Honor has carved out a nice niche for itself in the budget and mid-range markets by putting out a variety of affordable phones with high-end specs, sans extras like in-screen fingerprint scanners and reverse wireless charging.
The Honor 20 Pro is Honor’s latest flagship designed to lead its ‘20’ series and go head to head with the likes of OnePlus 7 Pro. It picks up from where the Honor View 20 left off but with a compact design, a quad-camera setup just like Huawei’s P30 Pro, and Huawei’s top of the line Kirin 980. It’s also priced well below than what you’d expect.
However, the price cut doesn’t come without cutting some corners. To achieve a more palatable price tag Honor has shed top-end features like wireless charging, expandable storage, an OLED screen and water resistance. But if you can live without these extras and crave the camera quality of a phone like the P30 Pro, the Honor 20 Pro is the best phone you can buy right now.
Pricing and availability
You can pick up the Honor 20 Pro in stores and through online retailers in Phantom Blue or Black for just AED1,999. It comes in one configuration - 8GB RAM / 256 GB storage.
Given the amount of tech and features it offers, it’s a much more appealing option against rivals like the OnePlus Pro and high-end rivals like the Huawei P30 Pro.
While Honor loves to imbue their phones with quirky and flamboyant finishes, the Honor 20 Pro is rather toned down and slick. Not remarkable in any way except for the ‘triple 3D mesh” glass finish, which gives it a unique depth and a rather pleasing chromatic effect. The downside is it catches fingerprints at the slightest touch and will require multiple wipe-downs thoughout the day.
On the back there’s a quad-camera array, much like the P30 Pro, which is housed in a massive bump. The protrusion is quite pronounced and makes the Honor 20 Pro rock if you lay it on a flat surface. Given all the tech that’s crammed into the sensors, the bulge makes sense, but we still wish Honor would’ve opted for a neater design.
There’s no fingerprint scanner on the back, or under the front screen. Instead, it’s merged with the power button on the side that sits in a groove below the volume rockers.

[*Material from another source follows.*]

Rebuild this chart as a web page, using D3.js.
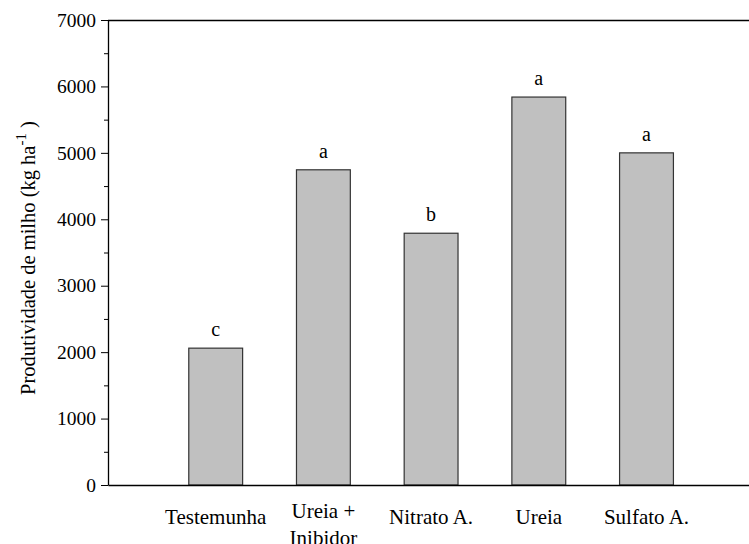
<!DOCTYPE html>
<html>
<head>
<meta charset="utf-8">
<script src="https://cdn.jsdelivr.net/npm/d3@7"></script>
<style>
  body { margin: 0; background: #fff; }
  text { font-family: "Liberation Serif", "Times New Roman", serif; fill: #000; }
</style>
</head>
<body>
<svg id="chart" width="749" height="544"></svg>
<script>
const categories = [["Testemunha"], ["Ureia +", "Inibidor"], ["Nitrato A."], ["Ureia"], ["Sulfato A."]];
const values = [2060, 4745, 3790, 5840, 5000];
const letters = ["c", "a", "b", "a", "a"];
const yTicks = [0, 1000, 2000, 3000, 4000, 5000, 6000, 7000];

const svg = d3.select("#chart");
const mLeft = 108, mTop = 20, mBottom = 485, slot = 107.7;
const serif = "Liberation Serif";

const x = d3.scaleLinear().domain([0, 6]).range([mLeft, mLeft + 6 * slot]);
const y = d3.scaleLinear().domain([0, 7000]).range([mBottom, mTop]);
const barW = slot * 0.5;

// frame: top line and baseline run off to the right edge
svg.append("line").attr("x1", mLeft).attr("x2", x(6)).attr("y1", mTop + 0.5).attr("y2", mTop + 0.5)
  .attr("stroke", "#000").attr("stroke-width", 1.3);

const bars = svg.append("g");
bars.selectAll("rect").data(values).join("rect")
  .attr("x", (d, i) => x(i + 1) - barW / 2)
  .attr("y", d => y(d))
  .attr("width", barW)
  .attr("height", d => mBottom - y(d))
  .attr("fill", "#c0c0c0")
  .attr("stroke", "#333")
  .attr("stroke-width", 1.2);

svg.append("g").attr("transform", `translate(0,${mBottom})`)
  .call(d3.axisBottom(x).tickValues([]).tickSizeOuter(0))
  .call(g => g.select(".domain").attr("stroke", "#000").attr("stroke-width", 1.3));

// y axis with minor ticks every 500
const yAxis = svg.append("g").attr("transform", `translate(${mLeft},0)`);
yAxis.call(d3.axisLeft(y).tickValues(yTicks).tickSize(7).tickSizeOuter(0).tickPadding(5).tickFormat(d3.format("d")))
  .attr("font-family", serif)
  .call(g => g.select(".domain").attr("stroke-width", 1.3))
  .call(g => g.selectAll(".tick text").attr("font-size", 19.5));
yAxis.selectAll(".minor").data(d3.range(500, 7000, 1000)).join("line")
  .attr("class", "minor")
  .attr("x1", -4).attr("x2", 0)
  .attr("y1", d => y(d) + 0.5).attr("y2", d => y(d) + 0.5)
  .attr("stroke", "#000");

// significance letters
svg.append("g").selectAll("text").data(values).join("text")
  .attr("x", (d, i) => x(i + 1))
  .attr("y", d => y(d) - 12)
  .attr("text-anchor", "middle")
  .attr("font-family", serif)
  .attr("font-size", 20)
  .text((d, i) => letters[i]);

// category labels
const cat = svg.append("g").selectAll("text").data(categories).join("text")
  .attr("text-anchor", "middle")
  .attr("font-family", serif)
  .attr("font-size", 21)
  .attr("y", d => d.length > 1 ? 518 : 524);
cat.selectAll("tspan").data((d, i) => d.map(t => ({ t, i }))).join("tspan")
  .attr("x", d => x(d.i + 1))
  .attr("dy", (d, j) => j ? 27 : 0)
  .text(d => d.t);

// y label
const yl = svg.append("text")
  .attr("transform", `translate(35,258) rotate(-90)`)
  .attr("text-anchor", "middle")
  .attr("font-family", serif)
  .attr("font-size", 20.5);
yl.append("tspan").text("Produtividade de milho (kg ha");
yl.append("tspan").attr("font-size", 15).attr("dy", -9).text("-1");
yl.append("tspan").attr("dy", 9).text(" )");
</script>
</body>
</html>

The indented recess makes hitting the fingerprint scanner easy to find and it works like a charm, never taking more than a second to unlock the phone.
The bottom houses a USB-C port next to a speaker grille with no headphone jack in sight, which is a disappointment. The box does includes a 3.5mm to USB-C adapter for what it’s worth. Still, it’s one less port to worry about and cover in case of exposure to water since the Honor 20 Pro is not water-resistant.
Flipping over to the front, there’s a sizable 6.26-inch screen that looks deceptively small in the Honor Pro 20’s compact form. The 4.5mm punch-hole camera on the top-left corner is a pleasing alternative to the notch and helps the phone achieve an impressive 91.6% screen-to-body ratio.
It’s not completely bezel-free however, with a wide chin on the bottom and a thinner bezel on top that discreetly houses the earpiece and notification LEDS. Still, the Honor Pro 20 is a plush looking phone that packs an impressive amount of tech in its svelte profile.
The Honor Pro 20’s screen is the biggest indicator that it’s a mid-range phone. Where most phones in this price bracket rock an OLED screen, the Honor Pro 20 has a LCD Full HD+ panel, which is a step down in many ways but still capable.
The output isn’t the most vibrant, and you won’t see the deepest blacks as a result. Nevertheless, it’s brighter than most OLED screens and you’ll have little trouble reading what’s on screen under direct sunlight. Colors are unnaturally vivid out of the box, but a quick trip to the Display settings can fix that quickly.
Full HD+ resolution at 2340 x 1080p comes out to a gracious 412 ppi, resulting in crisp images and videos. But since it’s an LCD screen, it can be a substantial drain on the battery. There’s also no efficient dark-mode on LCD screens. So if you want your Honor 20 Pro’s display to conserve battery, you’ll have to manually lower the resolution under the Display settings.
We quite prefer punch-hole displays to the notched ones, which can be quite intrusive. On the Honor 20 Pro the cutout on the top left is hardly noticeable. It only gets problematic if you’re using full-display apps that have controls on the top-left that get obscured by the punch-hole. This is an easy fix though, as you can choose simply to not run finicky apps like that in full-screen mode.